**Raw data:**
>> Start
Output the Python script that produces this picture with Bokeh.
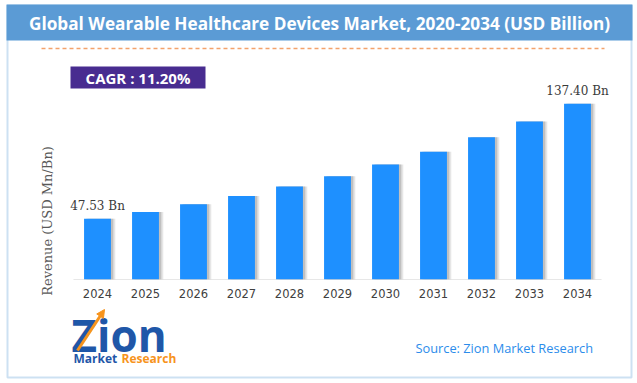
import math
from bokeh.plotting import figure
from bokeh.models import (ColumnDataSource, Range1d, BoxAnnotation, Label, Arrow,
                          LinearAxis, FixedTicker, NormalHead)
from bokeh.transform import dodge
from bokeh.core.properties import value
from bokeh.embed import file_html
from bokeh.resources import INLINE

# ---- data ----
years = ["2024", "2025", "2026", "2027", "2028", "2029", "2030", "2031", "2032", "2033", "2034"]
revenue = [47.53, 52.85, 58.77, 65.36, 72.68, 80.82, 89.87, 99.93, 111.13, 123.57, 137.40]
title_text = "Global Wearable Healthcare Devices Market, 2020-2034 (USD Billion)"
cagr_text = "CAGR :\u00a011.20%"
y_label_text = "Revenue (USD Mn/Bn)"
source_text = "Source: Zion Market Research"

idx = list(range(len(years)))
label_idx = [idx[0], idx[-1]]
label_values = [revenue[0], revenue[-1]]
label_texts = [f"{v:.2f} Bn" for v in label_values]

W, H = 637, 383
# layout of the drawing area in page pixels
PX0, PXSTEP = 97.0, 48.0      # centre of first category, category spacing
BASE_Y, PX_PER_UNIT = 279.0, 1.279


def sx(x):
    return x


def sy(y):
    return H - y


x_start = -PX0 / PXSTEP
x_end = x_start + W / PXSTEP
y_start = -(H - BASE_Y) / PX_PER_UNIT
y_end = BASE_Y / PX_PER_UNIT

p = figure(width=W, height=H, x_range=Range1d(x_start, x_end), y_range=Range1d(y_start, y_end),
           x_axis_type=None, y_axis_type=None,
           output_backend="svg", toolbar_location=None,
           min_border=0, min_border_left=0, min_border_right=0,
           min_border_top=0, min_border_bottom=0)
p.background_fill_color = "white"
p.border_fill_color = "white"
p.outline_line_color = None
p.grid.visible = False

ax = LinearAxis(fixed_location=0, ticker=FixedTicker(ticks=idx),
                major_label_overrides={i: y for i, y in zip(idx, years)})
ax.axis_line_color = None
ax.major_tick_line_color = None
ax.minor_tick_line_color = None
ax.major_tick_in = 0
ax.major_tick_out = 0
ax.major_label_standoff = 9
ax.major_label_text_font = "DejaVu Sans"
ax.major_label_text_font_size = "11.5px"
ax.major_label_text_color = "#404040"
p.add_layout(ax, "below")

# baseline of the category axis (spans the category band only)
p.add_layout(BoxAnnotation(left=idx[0] - 0.5, right=idx[-1] + 0.5, top=0, bottom=0,
                           fill_alpha=0, line_color="#D0D0D0", line_width=1))

src = ColumnDataSource(dict(x=idx, revenue=revenue))
p.vbar(x=dodge("x", 0.09), top="revenue", width=0.56, source=src,
       fill_color="#C8C8C8", fill_alpha=0.45, line_color=None)
p.vbar(x=dodge("x", 0.05), top="revenue", width=0.56, source=src,
       fill_color="#9A9A9A", fill_alpha=0.5, line_color=None)
p.vbar(x="x", top="revenue", width=0.56, source=src,
       fill_color="#1E90FF", line_color=None)

lsrc = ColumnDataSource(dict(x=label_idx, y=label_values, t=label_texts))
p.text(x="x", y="y", text="t", source=lsrc, y_offset=-13, text_align="center",
       text_baseline="middle", text_font=value("DejaVu Serif"), text_font_size="12px",
       text_color="#3A3A3A")


def sbox(l, r, t, b, **kw):
    return BoxAnnotation(left=sx(l), right=sx(r), top=sy(t), bottom=sy(b),
                         left_units="screen", right_units="screen",
                         top_units="screen", bottom_units="screen", **kw)


def slabel(x, y, text, **kw):
    return Label(x=sx(x), y=sy(y), x_units="screen", y_units="screen", text=text, **kw)


# ---- decorations (page pixels) ----
p.add_layout(sbox(6, 632, 4, 40, fill_color="#5B9BD5", fill_alpha=1, line_color=None))
p.add_layout(sbox(7, 631, 5, 377, fill_alpha=0, line_color="#5B9BD5", line_width=2))
p.add_layout(slabel(319, 23, title_text, text_align="center", text_baseline="middle",
                    text_font="Open Sans", text_font_style="bold", text_font_size="17.2px",
                    text_color="white"))
p.add_layout(Arrow(end=None, x_start=sx(41), y_start=sy(48), x_end=sx(604), y_end=sy(48),
                   start_units="screen", end_units="screen",
                   line_color="#F4A26B", line_width=1.5, line_dash="4 3"))
p.add_layout(sbox(70, 205, 66, 88, fill_color="#482C90", fill_alpha=1, line_color=None))
p.add_layout(slabel(137.5, 77.5, cagr_text, text_align="center", text_baseline="middle",
                    text_font="Open Sans", text_font_style="bold", text_font_size="15px",
                    text_color="white"))
p.add_layout(slabel(47, 220.5, y_label_text, angle=math.pi / 2, text_align="center",
                    text_baseline="middle", text_font="DejaVu Serif",
                    text_font_size="13px", text_color="#595959"))
p.add_layout(slabel(415, 347, source_text, text_align="left", text_baseline="middle",
                    text_font="Open Sans", text_font_size="12.8px", text_color="#2B8CEB"))
# logo
p.add_layout(slabel(71, 334, "Zion", text_align="left", text_baseline="middle",
                    text_font="Open Sans", text_font_style="bold", text_font_size="44px",
                    text_color="#1F57A8"))
p.add_layout(Arrow(end=NormalHead(size=8, fill_color="#F7941D", line_color="#F7941D"),
                   x_start=sx(77), y_start=sy(350), x_end=sx(104), y_end=sy(309),
                   start_units="screen", end_units="screen",
                   line_color="#F7941D", line_width=3))
p.add_layout(slabel(73, 358, "Market", text_align="left", text_baseline="middle",
                    text_font="Open Sans", text_font_style="bold", text_font_size="12px",
                    text_color="#1F57A8"))
p.add_layout(slabel(121, 358, "Research", text_align="left", text_baseline="middle",
                    text_font="Open Sans", text_font_style="bold", text_font_size="12px",
                    text_color="#F7941D"))

open("out.html", "w").write(file_html(p, INLINE))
>> End
**Written instruction:** Repeat the lines above exactly, and keep every picture out.

**Correct result:**
Output the Python script that produces this picture with Bokeh.
import math
from bokeh.plotting import figure
from bokeh.models import (ColumnDataSource, Range1d, BoxAnnotation, Label, Arrow,
                          LinearAxis, FixedTicker, NormalHead)
from bokeh.transform import dodge
from bokeh.core.properties import value
from bokeh.embed import file_html
from bokeh.resources import INLINE

# ---- data ----
years = ["2024", "2025", "2026", "2027", "2028", "2029", "2030", "2031", "2032", "2033", "2034"]
revenue = [47.53, 52.85, 58.77, 65.36, 72.68, 80.82, 89.87, 99.93, 111.13, 123.57, 137.40]
title_text = "Global Wearable Healthcare Devices Market, 2020-2034 (USD Billion)"
cagr_text = "CAGR :\u00a011.20%"
y_label_text = "Revenue (USD Mn/Bn)"
source_text = "Source: Zion Market Research"

idx = list(range(len(years)))
label_idx = [idx[0], idx[-1]]
label_values = [revenue[0], revenue[-1]]
label_texts = [f"{v:.2f} Bn" for v in label_values]

W, H = 637, 383
# layout of the drawing area in page pixels
PX0, PXSTEP = 97.0, 48.0      # centre of first category, category spacing
BASE_Y, PX_PER_UNIT = 279.0, 1.279


def sx(x):
    return x


def sy(y):
    return H - y


x_start = -PX0 / PXSTEP
x_end = x_start + W / PXSTEP
y_start = -(H - BASE_Y) / PX_PER_UNIT
y_end = BASE_Y / PX_PER_UNIT

p = figure(width=W, height=H, x_range=Range1d(x_start, x_end), y_range=Range1d(y_start, y_end),
           x_axis_type=None, y_axis_type=None,
           output_backend="svg", toolbar_location=None,
           min_border=0, min_border_left=0, min_border_right=0,
           min_border_top=0, min_border_bottom=0)
p.background_fill_color = "white"
p.border_fill_color = "white"
p.outline_line_color = None
p.grid.visible = False

ax = LinearAxis(fixed_location=0, ticker=FixedTicker(ticks=idx),
                major_label_overrides={i: y for i, y in zip(idx, years)})
ax.axis_line_color = None
ax.major_tick_line_color = None
ax.minor_tick_line_color = None
ax.major_tick_in = 0
ax.major_tick_out = 0
ax.major_label_standoff = 9
ax.major_label_text_font = "DejaVu Sans"
ax.major_label_text_font_size = "11.5px"
ax.major_label_text_color = "#404040"
p.add_layout(ax, "below")

# baseline of the category axis (spans the category band only)
p.add_layout(BoxAnnotation(left=idx[0] - 0.5, right=idx[-1] + 0.5, top=0, bottom=0,
                           fill_alpha=0, line_color="#D0D0D0", line_width=1))

src = ColumnDataSource(dict(x=idx, revenue=revenue))
p.vbar(x=dodge("x", 0.09), top="revenue", width=0.56, source=src,
       fill_color="#C8C8C8", fill_alpha=0.45, line_color=None)
p.vbar(x=dodge("x", 0.05), top="revenue", width=0.56, source=src,
       fill_color="#9A9A9A", fill_alpha=0.5, line_color=None)
p.vbar(x="x", top="revenue", width=0.56, source=src,
       fill_color="#1E90FF", line_color=None)

lsrc = ColumnDataSource(dict(x=label_idx, y=label_values, t=label_texts))
p.text(x="x", y="y", text="t", source=lsrc, y_offset=-13, text_align="center",
       text_baseline="middle", text_font=value("DejaVu Serif"), text_font_size="12px",
       text_color="#3A3A3A")


def sbox(l, r, t, b, **kw):
    return BoxAnnotation(left=sx(l), right=sx(r), top=sy(t), bottom=sy(b),
                         left_units="screen", right_units="screen",
                         top_units="screen", bottom_units="screen", **kw)


def slabel(x, y, text, **kw):
    return Label(x=sx(x), y=sy(y), x_units="screen", y_units="screen", text=text, **kw)


# ---- decorations (page pixels) ----
p.add_layout(sbox(6, 632, 4, 40, fill_color="#5B9BD5", fill_alpha=1, line_color=None))
p.add_layout(sbox(7, 631, 5, 377, fill_alpha=0, line_color="#5B9BD5", line_width=2))
p.add_layout(slabel(319, 23, title_text, text_align="center", text_baseline="middle",
                    text_font="Open Sans", text_font_style="bold", text_font_size="17.2px",
                    text_color="white"))
p.add_layout(Arrow(end=None, x_start=sx(41), y_start=sy(48), x_end=sx(604), y_end=sy(48),
                   start_units="screen", end_units="screen",
                   line_color="#F4A26B", line_width=1.5, line_dash="4 3"))
p.add_layout(sbox(70, 205, 66, 88, fill_color="#482C90", fill_alpha=1, line_color=None))
p.add_layout(slabel(137.5, 77.5, cagr_text, text_align="center", text_baseline="middle",
                    text_font="Open Sans", text_font_style="bold", text_font_size="15px",
                    text_color="white"))
p.add_layout(slabel(47, 220.5, y_label_text, angle=math.pi / 2, text_align="center",
                    text_baseline="middle", text_font="DejaVu Serif",
                    text_font_size="13px", text_color="#595959"))
p.add_layout(slabel(415, 347, source_text, text_align="left", text_baseline="middle",
                    text_font="Open Sans", text_font_size="12.8px", text_color="#2B8CEB"))
# logo
p.add_layout(slabel(71, 334, "Zion", text_align="left", text_baseline="middle",
                    text_font="Open Sans", text_font_style="bold", text_font_size="44px",
                    text_color="#1F57A8"))
p.add_layout(Arrow(end=NormalHead(size=8, fill_color="#F7941D", line_color="#F7941D"),
                   x_start=sx(77), y_start=sy(350), x_end=sx(104), y_end=sy(309),
                   start_units="screen", end_units="screen",
                   line_color="#F7941D", line_width=3))
p.add_layout(slabel(73, 358, "Market", text_align="left", text_baseline="middle",
                    text_font="Open Sans", text_font_style="bold", text_font_size="12px",
                    text_color="#1F57A8"))
p.add_layout(slabel(121, 358, "Research", text_align="left", text_baseline="middle",
                    text_font="Open Sans", text_font_style="bold", text_font_size="12px",
                    text_color="#F7941D"))

open("out.html", "w").write(file_html(p, INLINE))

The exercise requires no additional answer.